Should California and New York respond in kind with their own partisan gerrymandering schemes? Must we fight fire with fire, or are there other options? I don’t know what the other options are, but I would be very reluctant to pursue partisan gerrymandering as a matter of retaliation.
First, there is the obvious point that two wrongs don’t make a right. Doing something that you know is wrong rarely works out well. To paraphrase the aphorism, fighting gerrymandering with gerrymandering is like wrestling with a pig. You just get dirty and the pig likes it.
Second, the proposed Texas gerrymander is not guaranteed to succeed, as I wrote about in my last post. This may be wishful thinking, but significant swings do not seem out of the question in the Trump era. To be clear, voters should not be required to deliver a “wave election” to overcome unfair maps, but the possibility does exist.
Third, the proposed California gerrymander is not guaranteed to succeed either. Newsom could expend political capital on this issue, only to see the initiative fail. In that case, he will have lost his moral authority on the issue, wasted resources, and accomplished nothing. The process of drawing fair election districts is complicated, which is why the U.S. Supreme Court refuses to intervene in Rucho. California voters may not understand or care about a technical proposal to retaliate against another State by redrawing district lines.
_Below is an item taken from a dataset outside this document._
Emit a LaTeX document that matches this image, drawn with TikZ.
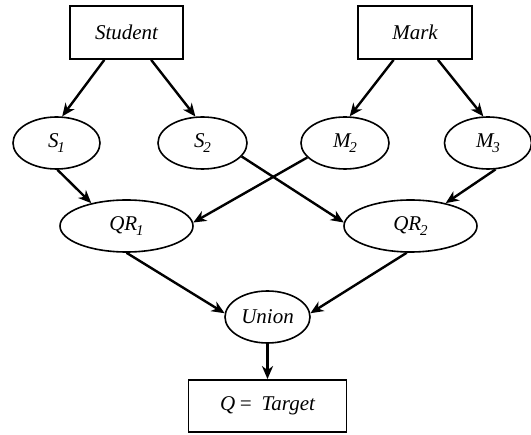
\documentclass[tikz,border=0pt]{standalone}
\usepackage{fontspec}
\setmainfont{Liberation Serif}
\usetikzlibrary{shapes.geometric,arrows.meta}
\newcommand{\sub}[1]{\kern-0.05em\raisebox{-0.25em}{\fontsize{15}{15}\selectfont #1}}
\tikzset{
  box/.style={draw, line width=1.8pt, rectangle, inner sep=0pt, minimum height=53pt},
  oval/.style={draw, line width=1.6pt, ellipse, inner sep=0pt, minimum height=52pt},
  arr/.style={-{Stealth[length=13pt,width=11pt,inset=4pt]}, line width=2.4pt},
  every node/.style={font=\fontsize{21}{25}\selectfont\itshape}
}
\begin{document}
\begin{tikzpicture}[x=1pt,y=-1pt]
\useasboundingbox (0,0) rectangle (531,435);
\node[box, minimum width=113pt] (Student) at (126.5,32.5) {Student};
\node[box, minimum width=114pt] (Mark) at (415,32.5) {Mark};
\node[oval, minimum width=87pt] (S1) at (56.5,143) {S\sub{1}};
\node[oval, minimum width=89pt] (S2) at (202.5,143) {S\sub{2}};
\node[oval, minimum width=88pt] (M2) at (345,143) {M\sub{2}};
\node[oval, minimum width=87pt] (M3) at (488,143) {M\sub{3}};
\node[oval, minimum width=133pt] (QR1) at (126.5,226) {QR\sub{1}};
\node[oval, minimum width=133pt] (QR2) at (410.5,226) {QR\sub{2}};
\node[oval, minimum width=85pt] (Union) at (267.5,317) {Union};
\node[box, minimum width=158pt, minimum height=52pt] (Target) at (267.5,406) {Q\,= \,Target};
\draw[arr] (Student.231) -- (S1.78);
\draw[arr] (Student.312) -- (S2.105);
\draw[arr] (Mark.232) -- (M2.80);
\draw[arr] (Mark.310) -- (M3.100);
\draw[arr] (S1.272) -- (QR1.147);
\draw[arr] (S2.341) -- (QR2.177);
\draw[arr] (M2.201) -- (QR1.3);
\draw[arr] (M3.286) -- (QR2.33);
\draw[arr] (QR1.south) -- (Union.175);
\draw[arr] (QR2.262) -- (Union.5);
\draw[arr] (Union.south) -- (Target.north);
\end{tikzpicture}
\end{document}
Ultimately, a cycle of political retaliation could lead to more and more retaliation and further degradation of norms. The logic of stopping a greater evil does not have a clear end point and justifies too much. So, if I were the governor of California, I would find a way to drop the gerrymandering initiative and transfer all of that effort to winning competitive districts around the country.
I’m interested in hearing why this analysis might be right or wrong. Or even better, what are the realistic alternative options if Texas goes forward with its proposed mid-decade partisan gerrymandering scheme?